Late September in New England. A few dogwood leaves are stained with purple while not far away a white rose still blooms. The pear tree streaks yellow, the Japanese Elm is tainted with the beginnings of orange. The grass is still green and growing, but its pace is tired. I am determined to watch this transition, this changing over. I have singled out a leaf in the great oak tree in the front yard hoping to see the first tint of color appear. But it is not only sight that is affected during this time. There is a quieting taking place as if silence itself were looking for its proper rest place. The care-full watching and listening comes with a price. Along with the awe of seeing beauty born I feel an apprehension, a mixture of tender sadness and mild fear. Something hard is up ahead but it is yet too distant to fully imagine. A sense that now’s the time to garner strength, ready the soul’s firewood.

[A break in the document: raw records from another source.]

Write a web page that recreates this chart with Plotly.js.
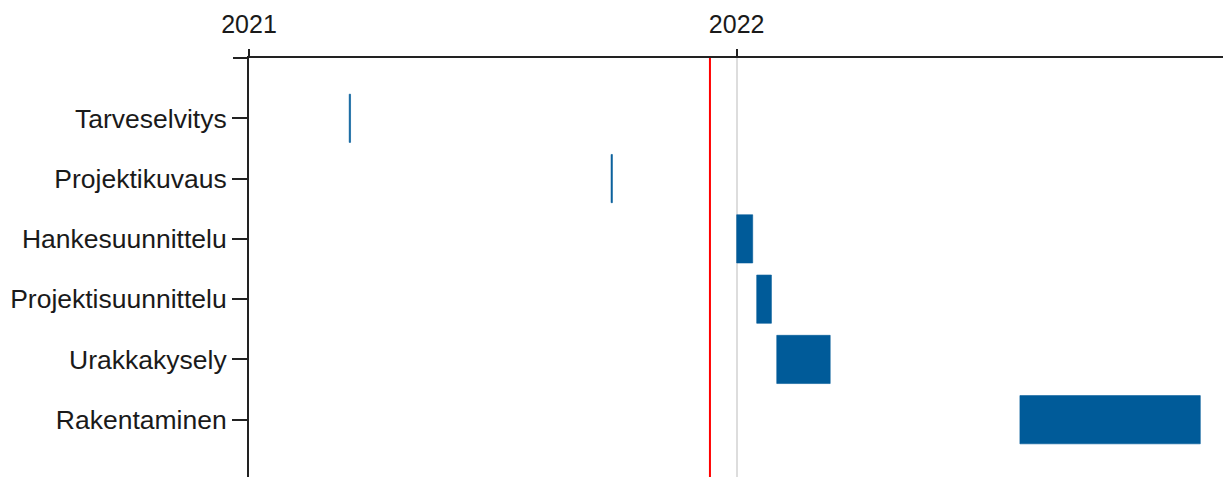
<!DOCTYPE html>
<html>
<head>
<meta charset="utf-8">
<script src="https://cdn.plot.ly/plotly-3.0.1.min.js"></script>
<style>html,body{margin:0;padding:0;background:#fff;}#chart{width:1227px;height:477px;}</style>
</head>
<body>
<div id="chart"></div>
<script>
const tasks = ['Tarveselvitys','Projektikuvaus','Hankesuunnittelu','Projektisuunnittelu','Urakkakysely','Rakentaminen'];
const starts = ['2021-03-17','2021-09-29','2022-01-01','2022-01-16','2022-01-31','2022-08-01'];
const ends = ['2021-03-18','2021-09-30','2022-01-13','2022-01-27','2022-03-12','2022-12-14'];
const today = '2021-12-12';
const tickVals = ['2021-01-01','2022-01-01'];
const tickText = ['2021','2022'];

const durations = starts.map((s,i) => new Date(ends[i]) - new Date(s));

const trace = {
  type: 'bar',
  orientation: 'h',
  y: tasks,
  x: durations,
  base: starts,
  marker: {color: '#005b99', line: {color: '#005b99', width: 0.6}},
  hoverinfo: 'skip'
};

const layout = {
  width: 1227, height: 477,
  margin: {l: 249, r: 4, t: 58, b: 0},
  paper_bgcolor: '#fff', plot_bgcolor: '#fff',
  showlegend: false,
  bargap: 0.2,
  font: {family: 'Liberation Sans, Arial, sans-serif', size: 25, color: '#1a1a1a'},
  xaxis: {
    type: 'date',
    side: 'top',
    range: ['2021-01-01', '2022-12-31'],
    tickvals: tickVals,
    ticktext: tickText,
    ticks: 'outside', ticklen: 7, tickwidth: 2, tickcolor: '#222',
    showline: true, linecolor: '#222', linewidth: 2,
    showgrid: true, gridcolor: '#dddddd', gridwidth: 2,
    zeroline: false,
    ticklabelstandoff: 6,
    tickfont: {size: 25}
  },
  yaxis: {
    type: 'category',
    categoryorder: 'array', categoryarray: tasks,
    range: [5.95, -1],
    ticks: 'outside', ticklen: 15, tickwidth: 2, tickcolor: '#222',
    showline: true, linecolor: '#222', linewidth: 2,
    showgrid: false, zeroline: false,
    tickfont: {size: 26.5}
  },
  shapes: [
    {type: 'line', xref: 'x', yref: 'paper', x0: today, x1: today, y0: 0, y1: 1,
     line: {color: '#ff0000', width: 2}},
    {type: 'line', xref: 'paper', yref: 'paper', x0: -16/974, x1: 0, y0: 1, y1: 1,
     line: {color: '#222', width: 2}}
  ]
};

Plotly.newPlot('chart', [trace], layout, {staticPlot: true, displayModeBar: false});
</script>
</body>
</html>
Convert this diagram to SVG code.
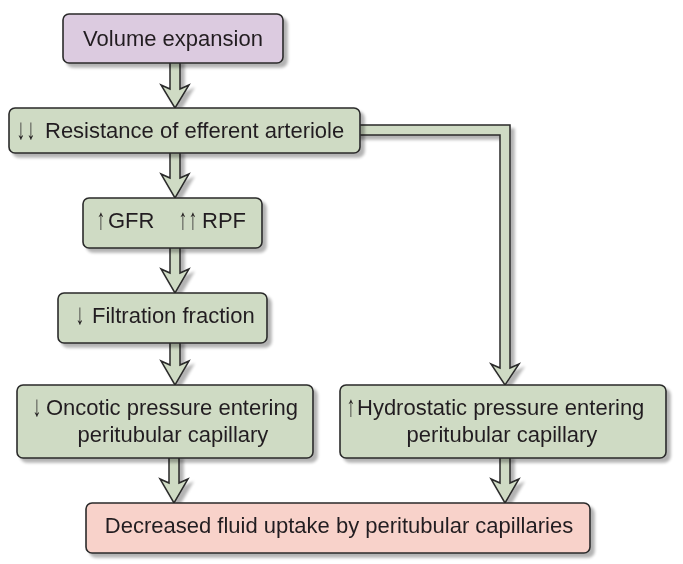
<svg xmlns="http://www.w3.org/2000/svg" width="683" height="564" viewBox="0 0 683 564">
<defs>
<filter id="sh" x="-10%" y="-10%" width="130%" height="140%">
<feGaussianBlur in="SourceAlpha" stdDeviation="1.5"/>
<feOffset dx="4" dy="4" result="b"/>
<feComponentTransfer><feFuncA type="linear" slope="0.3"/></feComponentTransfer>
<feMerge><feMergeNode/><feMergeNode in="SourceGraphic"/></feMerge>
</filter>
<style>
.box{stroke:#2a2a2a;stroke-width:1.6;}
.g{fill:#cfdbc4;}
.p{fill:#dccbe0;}
.r{fill:#f8d2ca;}
.conn{fill:#cfdbc4;stroke:#2a2a2a;stroke-width:1.5;stroke-linejoin:miter;}
text{font-family:"Liberation Sans",Arial,"DejaVu Sans",sans-serif;font-size:22px;fill:#231f20;}
.c{text-anchor:middle;}
.ar{text-anchor:middle;}
</style>
</defs>
<rect width="683" height="564" fill="#ffffff"/>
<g id="connectors" filter="url(#sh)">
<path class="conn" d="M170,60 V89 L161,85 L175,108 L189,85 L180,89 V60 Z"/>
<path class="conn" d="M170,150 V178 L161,174 L175,198 L189,174 L180,178 V150 Z"/>
<path class="conn" d="M170,245 V273 L161,269 L175,293 L189,269 L180,273 V245 Z"/>
<path class="conn" d="M170,340 V365 L161,361 L175,385 L189,361 L180,365 V340 Z"/>
<path class="conn" d="M169,455 V483 L160,479 L174,503 L188,479 L179,483 V455 Z"/>
<path class="conn" d="M500,455 V483 L491,479 L505,503 L519,479 L510,483 V455 Z"/>
<path class="conn" d="M355,125 H510 V368 L519,364 L505,385 L491,364 L500,368 V135 H355 Z"/>
</g>
<g id="volume" filter="url(#sh)">
<rect class="box p" x="63" y="14" width="220" height="49" rx="6"/>
<text class="c" x="173" y="46">Volume expansion</text>
</g>
<g id="resistance" filter="url(#sh)">
<rect class="box g" x="9" y="108" width="351" height="45" rx="6"/>
<text class="ar" transform="translate(21,139) scale(0.8,1.35)">↓</text>
<text class="ar" transform="translate(31,139) scale(0.8,1.35)">↓</text>
<text x="45" y="138">Resistance of efferent arteriole</text>
</g>
<g id="gfr" filter="url(#sh)">
<rect class="box g" x="83" y="198" width="179" height="50" rx="6"/>
<text class="ar" transform="translate(101,229) scale(0.8,1.35)">↑</text>
<text x="108" y="228">GFR</text>
<text class="ar" transform="translate(183,229) scale(0.8,1.35)">↑</text>
<text class="ar" transform="translate(193,229) scale(0.8,1.35)">↑</text>
<text x="202" y="228">RPF</text>
</g>
<g id="filtration" filter="url(#sh)">
<rect class="box g" x="58" y="293" width="209" height="50" rx="6"/>
<text class="ar" transform="translate(80,324) scale(0.8,1.35)">↓</text>
<text x="92" y="323">Filtration fraction</text>
</g>
<g id="oncotic" filter="url(#sh)">
<rect class="box g" x="17" y="385" width="296" height="73" rx="6"/>
<text class="ar" transform="translate(37,416) scale(0.8,1.35)">↓</text>
<text x="46" y="415">Oncotic pressure entering</text>
<text class="c" x="173" y="442">peritubular capillary</text>
</g>
<g id="hydrostatic" filter="url(#sh)">
<rect class="box g" x="340" y="385" width="326" height="73" rx="6"/>
<text class="ar" transform="translate(351,416) scale(0.8,1.35)">↑</text>
<text x="357" y="415">Hydrostatic pressure entering</text>
<text class="c" x="502" y="442">peritubular capillary</text>
</g>
<g id="decreased" filter="url(#sh)">
<rect class="box r" x="86" y="503" width="504" height="50" rx="6"/>
<text class="c" x="339" y="533">Decreased fluid uptake by peritubular capillaries</text>
</g>
</svg>
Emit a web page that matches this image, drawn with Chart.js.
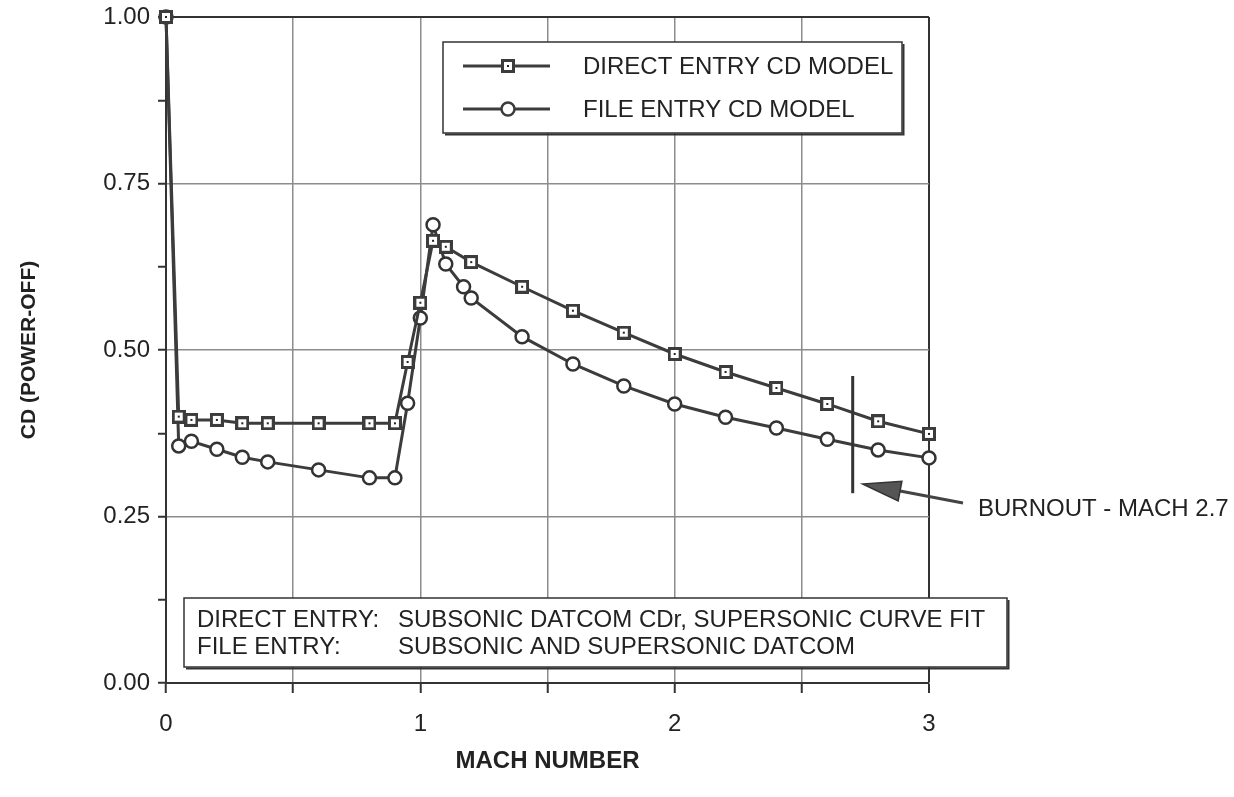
<!DOCTYPE html>
<html>
<head>
<meta charset="utf-8">
<script src="https://cdn.jsdelivr.net/npm/chart.js@4.4.1/dist/chart.umd.min.js"></script>
<style>
  html, body { margin: 0; padding: 0; background: #fff; }
  #cdChart { display: block; }
</style>
</head>
<body>
<canvas id="cdChart" width="1234" height="797"></canvas>
<script>
// Mach number / CD values
const machDirect = [0, 0.05, 0.1, 0.2, 0.3, 0.4, 0.6, 0.8, 0.9, 0.95, 1.0, 1.05, 1.1, 1.2, 1.4, 1.6, 1.8, 2.0, 2.2, 2.4, 2.6, 2.8, 3.0];
const cdDirect = [1.0, 0.40, 0.395, 0.395, 0.39, 0.39, 0.39, 0.39, 0.39, 0.482, 0.571, 0.664, 0.655, 0.632, 0.595, 0.559, 0.526, 0.494, 0.467, 0.443, 0.419, 0.393, 0.374];

const machFile = [0, 0.05, 0.1, 0.2, 0.3, 0.4, 0.6, 0.8, 0.9, 0.95, 1.0, 1.05, 1.1, 1.17, 1.2, 1.4, 1.6, 1.8, 2.0, 2.2, 2.4, 2.6, 2.8, 3.0];
const cdFile = [1.0, 0.356, 0.363, 0.351, 0.339, 0.332, 0.320, 0.308, 0.308, 0.42, 0.548, 0.688, 0.629, 0.595, 0.578, 0.52, 0.479, 0.446, 0.419, 0.399, 0.383, 0.366, 0.350, 0.338];

const seriesLabels = ['DIRECT ENTRY CD MODEL', 'FILE ENTRY CD MODEL'];
const noteLines = [
    ['DIRECT ENTRY:', 'SUBSONIC DATCOM CDr, SUPERSONIC CURVE FIT'],
    ['FILE ENTRY:', 'SUBSONIC AND SUPERSONIC DATCOM']
];
const burnoutMach = 2.7;
const burnoutRange = [0.285, 0.461];
const burnoutText = 'BURNOUT - MACH 2.7';

const INK = '#333';
const LINE = '#3c3c3c';
const GRID = '#8c8c8c';
const FONT = "'Liberation Sans', Arial, sans-serif";

Chart.defaults.font.family = FONT;
Chart.defaults.color = '#222';

function squareMarker() {
    const c = document.createElement('canvas');
    c.width = 14; c.height = 14;
    const g = c.getContext('2d');
    g.fillStyle = LINE; g.fillRect(0, 0, 14, 14);
    g.fillStyle = '#fff'; g.fillRect(3, 3, 8, 8);
    g.fillStyle = '#222'; g.fillRect(6, 6, 2, 2);
    return c;
}
const sq = squareMarker();

function onStep(v, step) {
    return Math.abs(v / step - Math.round(v / step)) < 1e-6;
}

function box(ctx, x, y, w, h) {
    ctx.fillStyle = '#fff';
    ctx.fillRect(x, y, w, h);
    ctx.strokeStyle = INK;
    ctx.lineWidth = 1.5;
    ctx.strokeRect(x, y, w, h);
    // little shadow on bottom/right edge
    ctx.lineWidth = 2;
    ctx.beginPath();
    ctx.moveTo(x + 2, y + h + 1.5);
    ctx.lineTo(x + w + 1.5, y + h + 1.5);
    ctx.lineTo(x + w + 1.5, y + 2);
    ctx.stroke();
}

const extras = {
    id: 'extras',
    afterDraw(chart) {
        const ctx = chart.ctx;
        const xs = chart.scales.x, ys = chart.scales.y;
        ctx.save();

        // legend
        box(ctx, 443, 42, 459, 91);
        ctx.font = '24px ' + FONT;
        ctx.textBaseline = 'middle';
        ctx.textAlign = 'left';
        seriesLabels.forEach((lab, i) => {
            const ly = 66 + i * 43;
            ctx.strokeStyle = LINE;
            ctx.lineWidth = 3;
            ctx.beginPath();
            ctx.moveTo(463, ly);
            ctx.lineTo(550, ly);
            ctx.stroke();
            if (i === 0) {
                ctx.drawImage(sq, 508 - 7, ly - 7);
            } else {
                ctx.beginPath();
                ctx.arc(508, ly, 6.5, 0, Math.PI * 2);
                ctx.fillStyle = '#fff';
                ctx.fill();
                ctx.lineWidth = 2.5;
                ctx.stroke();
            }
            ctx.fillStyle = '#222';
            ctx.fillText(lab, 583, ly + 1);
        });

        // note box
        box(ctx, 184, 598, 823, 69);
        ctx.fillStyle = '#222';
        noteLines.forEach((row, i) => {
            const ty = 620 + i * 27;
            ctx.fillText(row[0], 197, ty);
            ctx.fillText(row[1], 398, ty);
        });

        // burnout marker
        const bx = xs.getPixelForValue(burnoutMach);
        ctx.strokeStyle = INK;
        ctx.lineWidth = 3;
        ctx.beginPath();
        ctx.moveTo(bx, ys.getPixelForValue(burnoutRange[1]));
        ctx.lineTo(bx, ys.getPixelForValue(burnoutRange[0]));
        ctx.stroke();

        // arrow pointing at it
        const tipX = bx + 10, tipY = 484;
        const tailX = 963, tailY = 503;
        const ang = Math.atan2(tailY - tipY, tailX - tipX);
        const hl = 38, hw = 10;
        const baseX = tipX + Math.cos(ang) * hl, baseY = tipY + Math.sin(ang) * hl;
        ctx.strokeStyle = '#444';
        ctx.lineWidth = 3;
        ctx.beginPath();
        ctx.moveTo(baseX, baseY);
        ctx.lineTo(tailX, tailY);
        ctx.stroke();
        ctx.fillStyle = '#555';
        ctx.strokeStyle = '#333';
        ctx.lineWidth = 1.5;
        ctx.beginPath();
        ctx.moveTo(tipX, tipY);
        ctx.lineTo(baseX - Math.sin(ang) * hw, baseY + Math.cos(ang) * hw);
        ctx.lineTo(baseX + Math.sin(ang) * hw, baseY - Math.cos(ang) * hw);
        ctx.closePath();
        ctx.fill();
        ctx.stroke();

        ctx.fillStyle = '#222';
        ctx.font = '24px ' + FONT;
        ctx.fillText(burnoutText, 978, 509);
        ctx.restore();
    }
};

function initializeChart() {
    const ctx = document.getElementById('cdChart').getContext('2d');
    new Chart(ctx, {
        type: 'scatter',
        data: {
            datasets: [
                {
                    label: seriesLabels[0],
                    data: machDirect.map((m, i) => ({x: m, y: cdDirect[i]})),
                    showLine: true,
                    borderColor: LINE,
                    borderWidth: 3,
                    pointStyle: sq,
                    pointRadius: 7,
                    clip: false,
                },
                {
                    label: seriesLabels[1],
                    data: machFile.map((m, i) => ({x: m, y: cdFile[i]})),
                    showLine: true,
                    borderColor: LINE,
                    borderWidth: 3,
                    pointStyle: 'circle',
                    pointRadius: 6.5,
                    pointBorderWidth: 2.5,
                    pointBackgroundColor: '#fff',
                    pointBorderColor: INK,
                    clip: false,
                },
            ]
        },
        options: {
            responsive: false,
            animation: false,
            layout: {padding: {left: 0, right: 305, top: 17, bottom: 0}},
            plugins: {legend: {display: false}, tooltip: {enabled: false}},
            scales: {
                x: {
                    type: 'linear',
                    min: 0,
                    max: 3,
                    afterFit: (s) => { s.height = 114; s.paddingLeft = 0; s.paddingRight = 0; },
                    border: {color: INK, width: 2},
                    grid: {
                        color: (c) => Math.abs(c.tick.value - 3) < 1e-6 ? INK : GRID,
                        lineWidth: (c) => Math.abs(c.tick.value - 3) < 1e-6 ? 2 : 1.5,
                        tickColor: INK,
                        tickLength: 10,
                        tickWidth: 2,
                    },
                    ticks: {
                        stepSize: 0.5,
                        autoSkip: false,
                        maxRotation: 0,
                        padding: 17,
                        font: {size: 24},
                        callback: (v) => Number.isInteger(v) ? String(v) : '',
                    },
                    title: {
                        display: true,
                        text: 'MACH NUMBER',
                        font: {size: 24, weight: 'bold'},
                        padding: {top: 0, bottom: 21},
                    }
                },
                y: {
                    min: 0,
                    max: 1,
                    afterFit: (s) => { s.width = 166; s.paddingTop = 0; s.paddingBottom = 0; },
                    border: {color: INK, width: 2},
                    grid: {
                        color: (c) => {
                            const v = c.tick.value;
                            if (Math.abs(v - 1) < 1e-6) return INK;
                            return onStep(v, 0.25) ? GRID : 'rgba(0,0,0,0)';
                        },
                        lineWidth: (c) => Math.abs(c.tick.value - 1) < 1e-6 ? 2 : 1.5,
                        tickColor: INK,
                        tickLength: 8,
                        tickWidth: 2,
                    },
                    ticks: {
                        stepSize: 0.125,
                        autoSkip: false,
                        padding: 8,
                        font: {size: 24},
                        callback: (v) => onStep(v, 0.25) ? v.toFixed(2) : '',
                    },
                    title: {
                        display: true,
                        text: 'CD (POWER-OFF)',
                        font: {size: 21, weight: 'bold'},
                        padding: {top: 17, bottom: 0},
                    }
                }
            }
        },
        plugins: [extras]
    });
}

window.onload = initializeChart;
</script>
</body>
</html>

Astonishingly, I know people who claim not to feel this subtle dread. Here where I live there are many who wouldn’t trade the change of seasons for a full time island paradise. I suspect that what they’d miss is not just the landscape transformation but the hues of feeling that accompany each phase. So I tell myself to be like my hardy neighbors. Can I embrace the inner resonance of each color? Let my heart be a flute played by the day’s breath.
September 24, 2011
January 6, 2011
Beauty
It is both a searching and a being found. A going toward and a waiting for. A putting out and a bringing in. This thing called beauty. A building and a making, a creating that needs to happen every day. A stalking for traces of it. Glimpses in unexpected faces. It’s not just the red flower weighed with dew. It’s what’s behind it also. It’s not just the cloud noticed for the first time or forgiveness. It is the night and the distance between us. I keep a sharp eye for you. Even as time moves you, it can be a moment, just a moment. Radiance. The tree lit with fire. The pang. The heart pang. Exploding. No longer the need to question. No longer the need. I was found. You come and rest even as you fling. Stay. No, it is not possible. Yet, the memory and the new alertness. The practiced eye. The certainty. The gratitude. The Silence.
November 28, 2009
True Love
I thought I would get philosophical (for a change!) and ask what it means to love a book. I often hear the phrase: “I liked it but I didn’t love it”, applied to a book. It surprises me to hear the word love so selectively applied to a book when it is so easily bandied about otherwise: “I love these potato chips.” It seems that we have more reverence for the word “love” when we refer to a book. Maybe I’m wrong. Maybe it’s just my own inner desire to save the preciousness of the word by using it only when I believe it to be true love. It seems to me that love for a book entails both the rapture of first love and the commitment of forever love. If that is the case, no wonder I find it hard to love just any book. By “rapture of first love” I mean that recognition of the book’s beauty, its goodness, its literary qualities all of which are experienced in a kind of rapture, a losing of myself in the world of the book. (Sounds very much like falling in love for a person, doesn’t it?). By “Commitment of forever love” I mean that I choose, that I select and prefer this book to the many other books I have read. It means that the book is now a part of me and I a part of it. It means that I don’t want to leave it, that even as I finish reading it, I already want to return it. It means that along with the passion of the initial rapture there is also a peace that is intuitively recognized as lasting. This is true love for me. I only want to add that true love is subjective. There are “classics” that I don’t love and there are what many would consider poorly written books that I love with all my heart. With these last kind there is a recognition of souls that takes places that pierces through the surface. May our hearts be always full of love.